═══ Recorded information
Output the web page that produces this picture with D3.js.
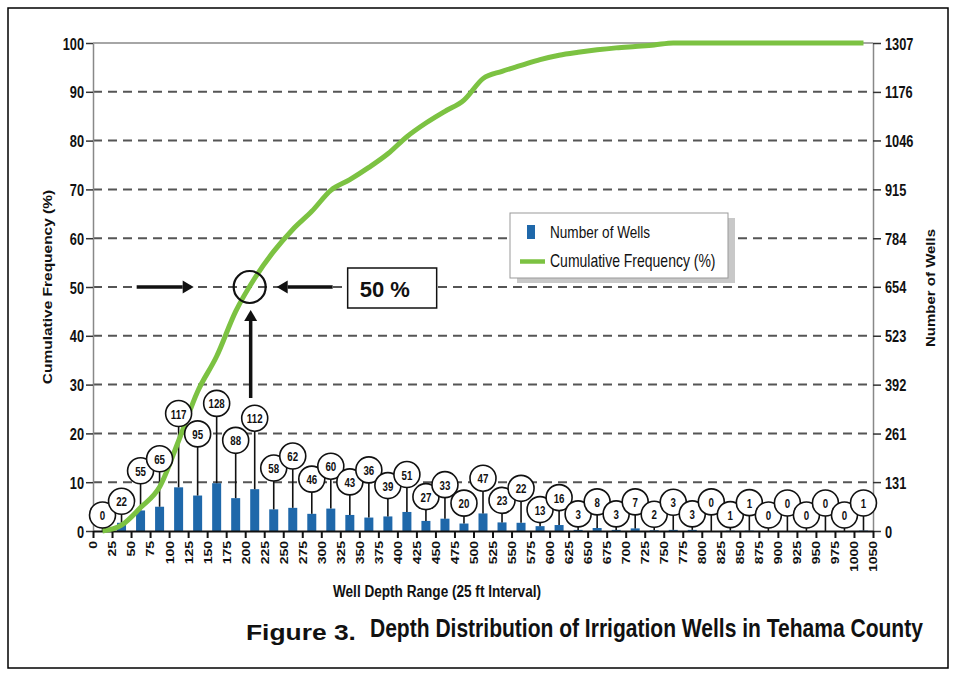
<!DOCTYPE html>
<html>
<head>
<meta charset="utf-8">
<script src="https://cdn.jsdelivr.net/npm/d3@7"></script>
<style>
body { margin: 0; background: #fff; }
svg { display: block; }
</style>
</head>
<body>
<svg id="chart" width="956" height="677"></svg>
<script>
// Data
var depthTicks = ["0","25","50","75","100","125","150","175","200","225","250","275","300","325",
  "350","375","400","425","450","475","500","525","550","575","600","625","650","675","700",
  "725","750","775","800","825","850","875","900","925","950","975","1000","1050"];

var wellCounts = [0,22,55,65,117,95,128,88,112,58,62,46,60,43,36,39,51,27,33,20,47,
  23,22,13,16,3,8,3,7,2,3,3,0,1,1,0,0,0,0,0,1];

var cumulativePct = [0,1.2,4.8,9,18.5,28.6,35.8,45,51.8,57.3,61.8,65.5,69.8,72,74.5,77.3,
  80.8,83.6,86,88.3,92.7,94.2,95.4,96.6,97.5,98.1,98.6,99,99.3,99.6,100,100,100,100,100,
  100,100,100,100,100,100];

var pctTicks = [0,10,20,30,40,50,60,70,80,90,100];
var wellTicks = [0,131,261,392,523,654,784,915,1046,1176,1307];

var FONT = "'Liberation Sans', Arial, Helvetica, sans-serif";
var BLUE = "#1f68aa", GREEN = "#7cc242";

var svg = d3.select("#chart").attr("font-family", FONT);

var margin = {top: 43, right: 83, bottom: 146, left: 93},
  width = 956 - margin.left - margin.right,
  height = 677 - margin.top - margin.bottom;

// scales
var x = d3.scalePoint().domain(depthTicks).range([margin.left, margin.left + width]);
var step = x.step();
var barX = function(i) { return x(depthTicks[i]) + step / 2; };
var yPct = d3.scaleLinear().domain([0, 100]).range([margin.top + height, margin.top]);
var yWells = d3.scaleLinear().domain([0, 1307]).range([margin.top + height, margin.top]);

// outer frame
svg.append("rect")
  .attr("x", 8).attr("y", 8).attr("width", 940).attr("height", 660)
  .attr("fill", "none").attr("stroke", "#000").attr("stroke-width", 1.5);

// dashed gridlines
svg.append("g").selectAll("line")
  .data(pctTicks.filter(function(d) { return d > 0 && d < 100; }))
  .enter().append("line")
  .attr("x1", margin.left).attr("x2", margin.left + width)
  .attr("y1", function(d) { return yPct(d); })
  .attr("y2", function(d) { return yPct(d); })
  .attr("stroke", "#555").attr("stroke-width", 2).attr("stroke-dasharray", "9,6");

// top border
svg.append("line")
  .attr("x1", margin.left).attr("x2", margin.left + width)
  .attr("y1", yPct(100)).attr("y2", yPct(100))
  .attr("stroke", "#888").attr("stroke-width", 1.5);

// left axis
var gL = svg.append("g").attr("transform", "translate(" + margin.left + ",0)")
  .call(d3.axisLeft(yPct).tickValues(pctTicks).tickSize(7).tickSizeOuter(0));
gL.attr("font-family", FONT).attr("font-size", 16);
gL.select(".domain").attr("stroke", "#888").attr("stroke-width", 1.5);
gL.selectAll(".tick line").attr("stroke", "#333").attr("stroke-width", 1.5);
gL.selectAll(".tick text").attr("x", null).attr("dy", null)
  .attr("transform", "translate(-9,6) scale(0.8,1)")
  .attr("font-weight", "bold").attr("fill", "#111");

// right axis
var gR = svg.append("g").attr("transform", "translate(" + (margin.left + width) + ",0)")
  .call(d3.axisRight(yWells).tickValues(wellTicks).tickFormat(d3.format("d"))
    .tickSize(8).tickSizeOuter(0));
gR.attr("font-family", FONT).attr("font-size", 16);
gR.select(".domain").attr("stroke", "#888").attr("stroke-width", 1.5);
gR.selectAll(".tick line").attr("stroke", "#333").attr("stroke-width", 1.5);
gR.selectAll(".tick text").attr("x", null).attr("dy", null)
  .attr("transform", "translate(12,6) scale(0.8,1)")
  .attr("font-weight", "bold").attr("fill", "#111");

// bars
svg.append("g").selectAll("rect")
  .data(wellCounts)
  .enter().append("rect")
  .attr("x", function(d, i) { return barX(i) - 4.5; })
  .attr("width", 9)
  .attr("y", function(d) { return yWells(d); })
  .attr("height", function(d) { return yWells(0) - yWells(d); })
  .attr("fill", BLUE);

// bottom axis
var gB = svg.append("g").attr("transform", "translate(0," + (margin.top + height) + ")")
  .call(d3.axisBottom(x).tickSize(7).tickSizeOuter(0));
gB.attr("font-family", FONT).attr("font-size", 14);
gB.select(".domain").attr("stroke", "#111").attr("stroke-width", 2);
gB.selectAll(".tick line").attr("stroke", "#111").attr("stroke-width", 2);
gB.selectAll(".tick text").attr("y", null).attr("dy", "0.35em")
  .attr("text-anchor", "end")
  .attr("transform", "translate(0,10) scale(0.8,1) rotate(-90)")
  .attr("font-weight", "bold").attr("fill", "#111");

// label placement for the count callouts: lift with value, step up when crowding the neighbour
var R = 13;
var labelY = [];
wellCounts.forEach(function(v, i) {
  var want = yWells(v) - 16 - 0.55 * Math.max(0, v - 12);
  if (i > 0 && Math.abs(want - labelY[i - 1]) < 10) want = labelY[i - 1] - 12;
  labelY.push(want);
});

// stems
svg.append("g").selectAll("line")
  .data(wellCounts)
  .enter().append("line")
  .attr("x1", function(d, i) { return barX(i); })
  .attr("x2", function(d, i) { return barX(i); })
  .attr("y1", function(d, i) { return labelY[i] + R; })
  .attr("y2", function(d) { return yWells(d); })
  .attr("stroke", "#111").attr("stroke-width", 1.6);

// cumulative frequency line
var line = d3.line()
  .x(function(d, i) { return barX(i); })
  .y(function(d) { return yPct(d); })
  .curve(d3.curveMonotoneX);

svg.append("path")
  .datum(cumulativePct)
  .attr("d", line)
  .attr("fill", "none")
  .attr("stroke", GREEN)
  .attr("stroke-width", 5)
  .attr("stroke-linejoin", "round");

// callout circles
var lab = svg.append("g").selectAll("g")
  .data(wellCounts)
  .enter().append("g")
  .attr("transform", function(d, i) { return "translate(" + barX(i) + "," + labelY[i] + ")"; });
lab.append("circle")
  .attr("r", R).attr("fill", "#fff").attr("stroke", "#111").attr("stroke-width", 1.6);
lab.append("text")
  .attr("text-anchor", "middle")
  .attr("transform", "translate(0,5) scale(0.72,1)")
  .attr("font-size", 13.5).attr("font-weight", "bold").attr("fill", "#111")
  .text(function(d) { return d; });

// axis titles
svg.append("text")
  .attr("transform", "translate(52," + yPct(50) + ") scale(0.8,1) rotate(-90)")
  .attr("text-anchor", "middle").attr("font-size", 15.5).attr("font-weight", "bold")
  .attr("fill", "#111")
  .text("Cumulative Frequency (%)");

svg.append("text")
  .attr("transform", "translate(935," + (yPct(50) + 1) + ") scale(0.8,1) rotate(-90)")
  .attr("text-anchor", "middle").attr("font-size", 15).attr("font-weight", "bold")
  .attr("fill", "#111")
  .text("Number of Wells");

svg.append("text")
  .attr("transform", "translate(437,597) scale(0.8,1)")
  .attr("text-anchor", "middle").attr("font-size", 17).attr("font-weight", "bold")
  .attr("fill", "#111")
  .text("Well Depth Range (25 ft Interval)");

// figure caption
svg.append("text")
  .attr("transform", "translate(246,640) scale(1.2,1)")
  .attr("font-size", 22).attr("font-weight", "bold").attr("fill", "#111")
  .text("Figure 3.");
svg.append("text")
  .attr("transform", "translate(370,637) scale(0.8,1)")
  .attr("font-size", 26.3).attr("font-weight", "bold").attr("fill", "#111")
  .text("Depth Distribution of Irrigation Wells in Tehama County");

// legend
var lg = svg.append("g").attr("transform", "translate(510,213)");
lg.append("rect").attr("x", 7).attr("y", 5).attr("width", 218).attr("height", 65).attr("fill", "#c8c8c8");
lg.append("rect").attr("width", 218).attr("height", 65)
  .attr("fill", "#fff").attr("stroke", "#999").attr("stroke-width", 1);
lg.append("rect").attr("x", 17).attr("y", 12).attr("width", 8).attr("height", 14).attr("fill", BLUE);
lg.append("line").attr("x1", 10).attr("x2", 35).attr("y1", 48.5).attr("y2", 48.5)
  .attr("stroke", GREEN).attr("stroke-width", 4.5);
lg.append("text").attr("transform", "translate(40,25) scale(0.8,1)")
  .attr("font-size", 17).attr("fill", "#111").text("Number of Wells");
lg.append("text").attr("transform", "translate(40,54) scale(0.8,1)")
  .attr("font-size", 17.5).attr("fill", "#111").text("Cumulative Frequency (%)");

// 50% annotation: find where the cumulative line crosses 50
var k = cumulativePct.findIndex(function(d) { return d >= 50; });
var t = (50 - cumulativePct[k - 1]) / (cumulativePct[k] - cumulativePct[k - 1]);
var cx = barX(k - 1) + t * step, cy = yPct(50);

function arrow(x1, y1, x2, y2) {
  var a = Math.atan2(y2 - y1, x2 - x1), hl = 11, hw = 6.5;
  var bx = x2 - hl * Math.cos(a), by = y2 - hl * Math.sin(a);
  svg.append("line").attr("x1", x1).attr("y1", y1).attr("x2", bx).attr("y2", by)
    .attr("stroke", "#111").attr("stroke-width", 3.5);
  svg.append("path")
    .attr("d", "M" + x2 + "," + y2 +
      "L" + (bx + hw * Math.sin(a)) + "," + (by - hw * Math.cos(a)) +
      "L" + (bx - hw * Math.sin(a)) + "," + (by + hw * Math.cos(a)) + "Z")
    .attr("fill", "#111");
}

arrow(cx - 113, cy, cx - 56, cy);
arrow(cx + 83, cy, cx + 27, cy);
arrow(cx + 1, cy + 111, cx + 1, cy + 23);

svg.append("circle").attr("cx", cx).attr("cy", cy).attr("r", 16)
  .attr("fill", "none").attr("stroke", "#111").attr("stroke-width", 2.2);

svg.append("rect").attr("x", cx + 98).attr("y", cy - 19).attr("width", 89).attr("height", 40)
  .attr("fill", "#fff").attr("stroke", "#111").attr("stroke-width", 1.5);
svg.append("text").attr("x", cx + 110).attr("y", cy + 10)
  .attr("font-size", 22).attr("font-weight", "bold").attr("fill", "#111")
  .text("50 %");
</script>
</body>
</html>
══════
# Objective
Set down again, exactly, the lines of the material above from its first line to the one with "height = 677 - margin.top - margin.bottom;", inclusive. Leave the pictures out.

# Solution to this task
Output the web page that produces this picture with D3.js.
<!DOCTYPE html>
<html>
<head>
<meta charset="utf-8">
<script src="https://cdn.jsdelivr.net/npm/d3@7"></script>
<style>
body { margin: 0; background: #fff; }
svg { display: block; }
</style>
</head>
<body>
<svg id="chart" width="956" height="677"></svg>
<script>
// Data
var depthTicks = ["0","25","50","75","100","125","150","175","200","225","250","275","300","325",
  "350","375","400","425","450","475","500","525","550","575","600","625","650","675","700",
  "725","750","775","800","825","850","875","900","925","950","975","1000","1050"];

var wellCounts = [0,22,55,65,117,95,128,88,112,58,62,46,60,43,36,39,51,27,33,20,47,
  23,22,13,16,3,8,3,7,2,3,3,0,1,1,0,0,0,0,0,1];

var cumulativePct = [0,1.2,4.8,9,18.5,28.6,35.8,45,51.8,57.3,61.8,65.5,69.8,72,74.5,77.3,
  80.8,83.6,86,88.3,92.7,94.2,95.4,96.6,97.5,98.1,98.6,99,99.3,99.6,100,100,100,100,100,
  100,100,100,100,100,100];

var pctTicks = [0,10,20,30,40,50,60,70,80,90,100];
var wellTicks = [0,131,261,392,523,654,784,915,1046,1176,1307];

var FONT = "'Liberation Sans', Arial, Helvetica, sans-serif";
var BLUE = "#1f68aa", GREEN = "#7cc242";

var svg = d3.select("#chart").attr("font-family", FONT);

var margin = {top: 43, right: 83, bottom: 146, left: 93},
  width = 956 - margin.left - margin.right,
  height = 677 - margin.top - margin.bottom;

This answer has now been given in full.